The Day After ★★★★½

The manner in which Hong continues to mine new avenues with his elemental setups speaks both to his clever facility as a filmmaker and the myriad ways that men's cowardice and self-martyring narcissism can manifest in a system designed to give them every benefit of the doubt. Still mining the fallout of his own extramarital affair, Hong crafts one of his bleakest works, in which initial comedy of errors gives way to a somber rumination on ideas of trust and faith. Areum (Kim Min-hee), forced to reckon with her new boss's infidelity with his prior assistant due to a case of mistaken identity, shifts rapidly into Bong-wan's voice of conscience, calling out his attempts to shirk the responsibility of his actions.

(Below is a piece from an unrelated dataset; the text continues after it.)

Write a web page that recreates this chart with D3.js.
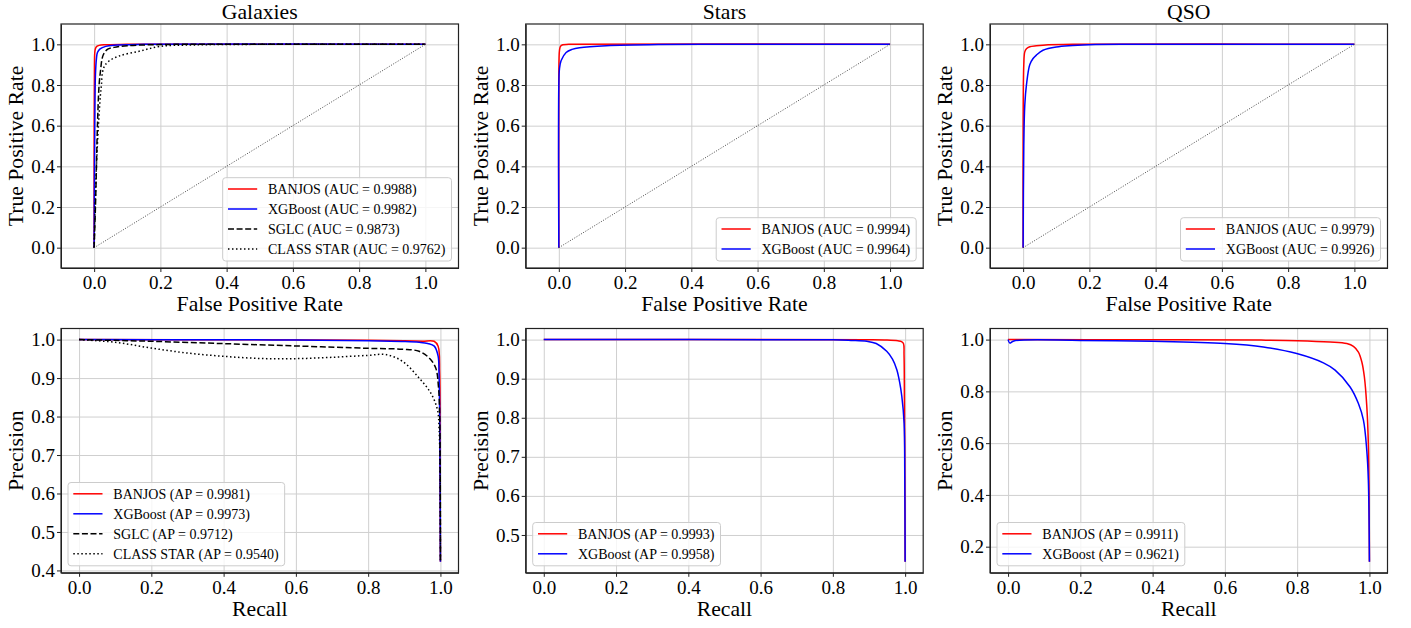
<!DOCTYPE html>
<html>
<head>
<meta charset="utf-8">
<script src="https://cdn.jsdelivr.net/npm/d3@7"></script>
<style>
    body { margin: 0; background: #fff; }
    #chart { width: 1411px; height: 628px; }
    svg, svg text { font-family: "Liberation Serif", "Times New Roman", Times, serif; fill: #000; }
    .axis path { stroke: #222; }
    .axis line { stroke: #222; }
    .axis text { font-size: 19px; }
    .grid line { stroke: #cfcfcf; stroke-width: 1; }
    .grid path { display: none; }
    .axisLabel { font-size: 21.7px; }
    .legend text { font-size: 14px; }
</style>
</head>
<body>
<div id="chart"></div>
<script>
// ---- data ----
const classNames = ["Galaxies", "Stars", "QSO"];
const rocTicks = [0.0, 0.2, 0.4, 0.6, 0.8, 1.0];
const recallTicks = [0.0, 0.2, 0.4, 0.6, 0.8, 1.0];
const precisionTicksGal = [0.4, 0.5, 0.6, 0.7, 0.8, 0.9, 1.0];
const precisionTicksStar = [0.5, 0.6, 0.7, 0.8, 0.9, 1.0];
const precisionTicksQso = [0.2, 0.4, 0.6, 0.8, 1.0];

// ROC curves: [fpr, tpr]
const rocGalBanjos = [[0,0],[0,0.5],[0.001,0.9],[0.002,0.96],[0.004,0.98],[0.008,0.99],[0.015,0.995],[0.03,0.998],[0.1,1],[1,1]];
const rocGalXgb = [[0,0],[0.002,0.6],[0.004,0.85],[0.007,0.93],[0.01,0.96],[0.018,0.978],[0.035,0.99],[0.06,0.996],[0.15,1],[1,1]];
const rocGalSglc = [[0,0],[0.004,0.2],[0.007,0.4],[0.01,0.6],[0.015,0.8],[0.02,0.88],[0.023,0.92],[0.028,0.95],[0.04,0.975],[0.06,0.985],[0.1,0.993],[0.2,0.999],[0.3,1],[1,1]];
const rocGalClassStar = [[0,0],[0.003,0.2],[0.007,0.4],[0.013,0.6],[0.019,0.75],[0.022,0.8],[0.025,0.86],[0.032,0.895],[0.045,0.918],[0.076,0.943],[0.136,0.966],[0.2,0.99],[0.3,0.997],[0.5,1],[1,1]];

const rocStarBanjos = [[0,0],[0,0.85],[0.002,0.97],[0.005,0.99],[0.012,0.998],[0.03,1],[1,1]];
const rocStarXgb = [[0,0],[0,0.8],[0.002,0.88],[0.007,0.92],[0.022,0.96],[0.04,0.975],[0.0625,0.983],[0.143,0.993],[0.3,0.999],[0.5,1],[1,1]];

const rocQsoBanjos = [[0,0],[0,0.6],[0.002,0.9],[0.005,0.963],[0.01,0.978],[0.02,0.988],[0.04,0.993],[0.06,0.996],[0.15,1],[1,1]];
const rocQsoXgb = [[0,0],[0.002,0.5],[0.005,0.7],[0.01,0.8],[0.02,0.9],[0.03,0.93],[0.04,0.947],[0.06,0.971],[0.1,0.987],[0.2,0.998],[0.35,1],[1,1]];

// PR curves: [recall, precision]
const prGalBanjos = [[0,1],[0.5,0.9995],[0.8,0.998],[0.9,0.997],[0.95,0.996],[0.9826,0.9956],[0.9936,0.9826],[0.998,0.914],[0.999,0.7],[1,0.4227]];
const prGalXgb = [[0,1],[0.4,0.9995],[0.6,0.999],[0.8,0.997],[0.9,0.995],[0.941,0.993],[0.965,0.99],[0.983,0.983],[0.9936,0.957],[0.996,0.913],[0.998,0.8],[1,0.4227]];
const prGalSglc = [[0,1],[0.1,0.998],[0.2,0.9956],[0.4,0.9896],[0.6,0.9835],[0.8,0.9774],[0.895,0.975],[0.941,0.9696],[0.969,0.952],[0.987,0.926],[0.9945,0.878],[0.998,0.8],[1,0.4227]];
const prGalClassStar = [[0,1],[0.1,0.993],[0.2,0.978],[0.3,0.965],[0.4,0.9566],[0.5,0.951],[0.6,0.9505],[0.7,0.954],[0.8,0.959],[0.849,0.961],[0.895,0.9435],[0.941,0.9],[0.9733,0.861],[0.9917,0.8177],[0.9963,0.766],[0.999,0.65],[1,0.4227]];

const prStarBanjos = [[0,1],[0.9,0.9998],[0.95,0.999],[0.98,0.997],[0.99,0.995],[0.9954,0.99],[0.997,0.96],[0.998,0.85],[0.999,0.7],[1,0.4316]];
const prStarXgb = [[0,1],[0.8,0.9995],[0.85,0.998],[0.894,0.9957],[0.92,0.99],[0.949,0.97],[0.965,0.95],[0.977,0.923],[0.985,0.89],[0.9908,0.855],[0.9972,0.786],[0.999,0.65],[1,0.4316]];

const prQsoBanjos = [[0,1],[0.4,0.9995],[0.7,0.998],[0.8,0.996],[0.8911,0.9907],[0.9374,0.9846],[0.9557,0.9742],[0.9695,0.952],[0.979,0.9136],[0.986,0.8557],[0.9928,0.74],[0.9972,0.5857],[1,0.142]];
const prQsoXgb = [[0,1],[0.0047,0.987],[0.016,0.995],[0.2,0.997],[0.4,0.9935],[0.6,0.985],[0.7064,0.9715],[0.7988,0.946],[0.8726,0.91],[0.905,0.882],[0.9465,0.817],[0.9695,0.753],[0.9834,0.689],[0.9926,0.573],[0.997,0.457],[1,0.142]];

// legend labels
const rocLabelsGal = ["BANJOS (AUC = 0.9988)", "XGBoost (AUC = 0.9982)", "SGLC (AUC = 0.9873)", "CLASS STAR (AUC = 0.9762)"];
const rocLabelsStar = ["BANJOS (AUC = 0.9994)", "XGBoost (AUC = 0.9964)"];
const rocLabelsQso = ["BANJOS (AUC = 0.9979)", "XGBoost (AUC = 0.9926)"];
const prLabelsGal = ["BANJOS (AP = 0.9981)", "XGBoost (AP = 0.9973)", "SGLC (AP = 0.9712)", "CLASS STAR (AP = 0.9540)"];
const prLabelsStar = ["BANJOS (AP = 0.9993)", "XGBoost (AP = 0.9958)"];
const prLabelsQso = ["BANJOS (AP = 0.9911)", "XGBoost (AP = 0.9621)"];

// ---- styles ----
const styles = [
    {color: "#ff0000", dash: null},
    {color: "#0000ff", dash: null},
    {color: "#000000", dash: "6,2.6"},
    {color: "#000000", dash: "1.5,2.5"}
];

const width = 1411;
const height = 628;

const svg = d3.select("#chart")
    .append("svg")
    .attr("width", width)
    .attr("height", height);

// frame positions of the 6 panels
const colLeft = [61, 525.7, 990];
const panelW = 397.5;
const topRow = {top: 24, bottom: 268};
const botRow = {top: 328.5, bottom: 572.8};

function prDomain(series) {
    // matplotlib-like 5% autoscale margin
    const lo = d3.min(series, function(s) { return d3.min(s, function(d) { return d[1]; }); });
    const hi = d3.max(series, function(s) { return d3.max(s, function(d) { return d[1]; }); });
    const pad = (hi - lo) * 0.05;
    return [lo - pad, hi + pad];
}

function drawPanel(cfg) {
    const left = cfg.left, right = cfg.left + panelW;
    const top = cfg.top, bottom = cfg.bottom;

    const xScale = d3.scaleLinear().domain(cfg.xDomain).range([left, right]);
    const yScale = d3.scaleLinear().domain(cfg.yDomain).range([bottom, top]);

    // grid
    svg.append("g")
        .attr("class", "grid")
        .attr("transform", `translate(0,${bottom})`)
        .call(d3.axisBottom(xScale).tickValues(cfg.xTicks).tickSize(-(bottom - top)).tickFormat(""));
    svg.append("g")
        .attr("class", "grid")
        .attr("transform", `translate(${left},0)`)
        .call(d3.axisLeft(yScale).tickValues(cfg.yTicks).tickSize(-(right - left)).tickFormat(""));

    const line = d3.line()
        .x(function(d) { return xScale(d[0]); })
        .y(function(d) { return yScale(d[1]); })
        .curve(d3.curveCatmullRom.alpha(0.5));

    cfg.series.forEach(function(s, i) {
        svg.append("path")
            .datum(s)
            .attr("d", line)
            .attr("fill", "none")
            .attr("stroke", styles[i].color)
            .attr("stroke-width", 1.5)
            .attr("stroke-dasharray", styles[i].dash);
    });

    // chance diagonal on ROC panels
    if (cfg.diagonal) {
        svg.append("path")
            .datum([[0, 0], [1, 1]])
            .attr("d", d3.line().x(function(d) { return xScale(d[0]); }).y(function(d) { return yScale(d[1]); }))
            .attr("fill", "none")
            .attr("stroke", "#333")
            .attr("stroke-width", 0.9)
            .attr("stroke-dasharray", "1,1.6");
    }

    // axes
    svg.append("g")
        .attr("class", "axis")
        .attr("transform", `translate(0,${bottom})`)
        .call(d3.axisBottom(xScale).tickValues(cfg.xTicks).tickFormat(d3.format(".1f")).tickSize(4).tickPadding(4).tickSizeOuter(0))
        .attr("font-family", null)
        .attr("font-size", null);
    svg.append("g")
        .attr("class", "axis")
        .attr("transform", `translate(${left},0)`)
        .call(d3.axisLeft(yScale).tickValues(cfg.yTicks).tickFormat(d3.format(".1f")).tickSize(4).tickPadding(2).tickSizeOuter(0))
        .attr("font-family", null)
        .attr("font-size", null);

    // frame
    svg.append("rect")
        .attr("x", left)
        .attr("y", top)
        .attr("width", right - left)
        .attr("height", bottom - top)
        .attr("fill", "none")
        .attr("stroke", "#222")
        .attr("stroke-width", 1.2);

    // labels
    svg.append("text")
        .attr("class", "axisLabel")
        .attr("x", (left + right) / 2)
        .attr("y", bottom + 43)
        .attr("text-anchor", "middle")
        .text(cfg.xLabel);
    svg.append("text")
        .attr("class", "axisLabel")
        .attr("transform", `translate(${left - 38},${(top + bottom) / 2}) rotate(-90)`)
        .attr("text-anchor", "middle")
        .text(cfg.yLabel);
    if (cfg.title) {
        svg.append("text")
            .attr("class", "axisLabel")
            .attr("x", (left + right) / 2)
            .attr("y", 19)
            .attr("text-anchor", "middle")
            .text(cfg.title);
    }

    // legend
    const legend = svg.append("g").attr("class", "legend");
    const box = legend.append("rect")
        .attr("rx", 3)
        .attr("fill", "#fff")
        .attr("fill-opacity", 0.8)
        .attr("stroke", "#cccccc");
    let maxLen = 0;
    cfg.labels.forEach(function(lab, i) {
        const g = legend.append("g");
        g.append("line")
            .attr("x1", 5.3).attr("x2", 34.5)
            .attr("y1", 11.3 + i * 20).attr("y2", 11.3 + i * 20)
            .attr("stroke", styles[i].color)
            .attr("stroke-width", 1.5)
            .attr("stroke-dasharray", styles[i].dash);
        const t = g.append("text")
            .attr("x", 45.3)
            .attr("y", 11.3 + i * 20)
            .attr("dy", "0.35em")
            .text(lab);
        maxLen = Math.max(maxLen, t.node().getComputedTextLength());
    });
    const bw = 45.3 + maxLen + 6;
    const bh = cfg.labels.length * 20 + 3.3;
    box.attr("width", bw).attr("height", bh);
    const lx = cfg.legendPos === "lower right" ? right - 7 - bw : left + 7;
    const ly = bottom - 7 - bh;
    legend.attr("transform", `translate(${lx},${ly})`);
}

const rocSeries = [
    [rocGalBanjos, rocGalXgb, rocGalSglc, rocGalClassStar],
    [rocStarBanjos, rocStarXgb],
    [rocQsoBanjos, rocQsoXgb]
];
const prSeries = [
    [prGalBanjos, prGalXgb, prGalSglc, prGalClassStar],
    [prStarBanjos, prStarXgb],
    [prQsoBanjos, prQsoXgb]
];
const rocLabels = [rocLabelsGal, rocLabelsStar, rocLabelsQso];
const prLabels = [prLabelsGal, prLabelsStar, prLabelsQso];
const precisionTicks = [precisionTicksGal, precisionTicksStar, precisionTicksQso];

classNames.forEach(function(name, c) {
    drawPanel({
        left: colLeft[c], top: topRow.top, bottom: topRow.bottom,
        xDomain: [-0.1, 1.1], yDomain: [-0.1, 1.1],
        xTicks: rocTicks, yTicks: rocTicks,
        series: rocSeries[c], labels: rocLabels[c],
        xLabel: "False Positive Rate", yLabel: "True Positive Rate",
        title: name, diagonal: true, legendPos: "lower right"
    });
    drawPanel({
        left: colLeft[c], top: botRow.top, bottom: botRow.bottom,
        xDomain: [-0.05, 1.05], yDomain: prDomain(prSeries[c]),
        xTicks: recallTicks, yTicks: precisionTicks[c],
        series: prSeries[c], labels: prLabels[c],
        xLabel: "Recall", yLabel: "Precision",
        title: null, diagonal: false, legendPos: "lower left"
    });
});
</script>
</body>
</html>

Areum's unwieldy position as a random point drawn into a love triangle into an strange quadrangle is regularly stressed by her proximity to the edge of the frame as if aware she's in this story and wants out. There are hilarious scenes early on, such as a conversation between her and Bongwan in which she so effortlessly outclasses him intellectually that he can only stammer "You're smarter than I thought!" to try and deflect and end his feeling of embarrassment. Later, drawn into spat between Bongwan and his wife, she silently endures the other woman's misundertanding and her boss's pathetic self-defense, unable to identify with either. Gradually, her own certainty of character becomes strangely tragic as it is consistently subordinated to Bongwan's condescensions, the wife's insistent recriminations and the insinuations of Bongwan's lover Changsook. Oddly, I kept thinking of the new Twin Peaks in that both share a serious rumination on how people thinking of themselves as the protagonist of their own stories affects their status as supporting players in everyone else's. That this is Hong's most unsettling film, and the one that reverberates most troublingly after a conclusion that even has a bit of Peaks timeline fudging to it, albeit here rendered in willful oblivion instead of supernatural revision, makes it all the more powerful.